El hombre es el ser que busca y yerra. Ente errante de su propio destino, el hombre  es un ser que se interroga e intenta situar su desesperación y angustia en el mundo. ¿Dónde se encuentra definitivamente ubicado el hombre? Entre el todo y la nada. En una insuprimible finitud que es desproporcionada en relación con la insuprimible infinitud hacia la cual está abierto. La interioridad del ser  es una pregunta infinita, limitada y condicionada por la exterioridad que le trasciende y a la que afecta. La alteridad, que refulge en la exterioridad, parece sobrepasar toda capacidad de acogida por parte del ser. “Porque, en definitiva, ¿qué es el hombre en la naturaleza? Una nada en relación con el infinito, un todo en relación con la nada, algo que se halla entre medias del todo y la nada”, como ha dicho Pascal. El ser personal está entre la frontera, en una estructural, no coincidente consigo mismo, incesantemente impulsado a la inquietud, señalado de manera radical por la falibilidad. En esta estructura de mediación entre el polo de la finitud y el de la infinitud del ser es donde se descubre la debilidad específica y su falibilidad esencial.  La tensión hacia el Otro constituye al mismo tiempo la identidad del Ser, tanto en su condición de trágica ambigüedad y finitud, como en su capacidad acogida del don que precede de lo alto. Por eso, la “antropología negativa” y la “antropología positiva” se corresponden paradójicamente: La existencia trágica calma misteriosamente por una llegada de la gracia, que redima de la fatiga del existir.

Peregrino del pensamiento y de la vida por los meandros del espíritu humano, el filósofo  rumano E. M. Cioran (1911-1995) expresa la radical y constitutiva ambigüedad  del Ser a través de paradójicos impulsos llevados hasta el extremo, en los cuales ejercita todo su “poder de negación”.

Cioran descubre la contradicción trágica y el movimiento trágico que existe en el extracto más profundo del ser humano, donde tal movimiento y  tales contradicciones se hallan inmersos en el ilimitado ser divino, pero sin disolverse en él. Lo trágico de la existencia se reconoce en el permanente asedio del nihilismo, un fenómeno que atraviesa su obra como una nocturna fuerza sustentadora, una tentación siempre a  punto de saltar, un presagio cuyo contenido aparece envuelto en sus soluciones sólo aparentemente opuestas.

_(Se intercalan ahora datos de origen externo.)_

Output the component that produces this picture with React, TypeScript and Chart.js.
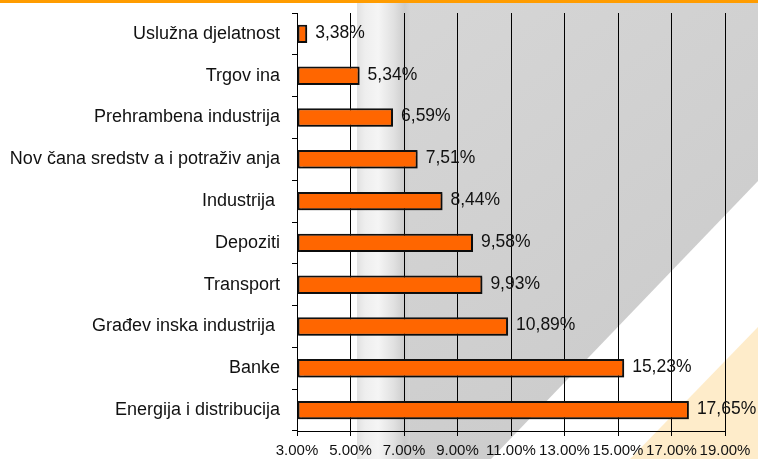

Esto tanto en el plano violento, estático, aterrador de una hipótesis revolucionaria como en el plano horizontal, sorprendente, dinámico de aquella actitud filosófica que se expresa en la fórmula: “La negación: he ahí mi dios”.

Al igual que en la obra de Dostoievski o de Nietzsche, el nihilismo en Cioran se presenta precisamente a lo largo de todas las fronteras de la falibilidad humana. La nada envuelve al espíritu en la actividad de su conocimiento de lo verdadero de su voluntad del bien, de su sentimiento de lo bello. En el “plano teórico”, a lo largo de los caminos del conocimiento de lo verdadero, la cuestión radical del mal se presenta como un desafío permanente a la existencia de un Dios que sea la verdad eterna y la absoluta del mundo. El razonamiento es apremiante, terrible: Si Dios existe, no puede admitirse el horror de un mal infinito. Es así que dicho horror se da, luego Dios no existe. De la paradoja no se sale sino mediante una radical conversión del concepto de Dios: Sólo si Dios hace suyo el sufrimiento infinito del mundo abandonado al mal, sólo si entra en las tinieblas más densas de la miseria humana, entonces el dolor queda redimido y se ha vencido la muerte.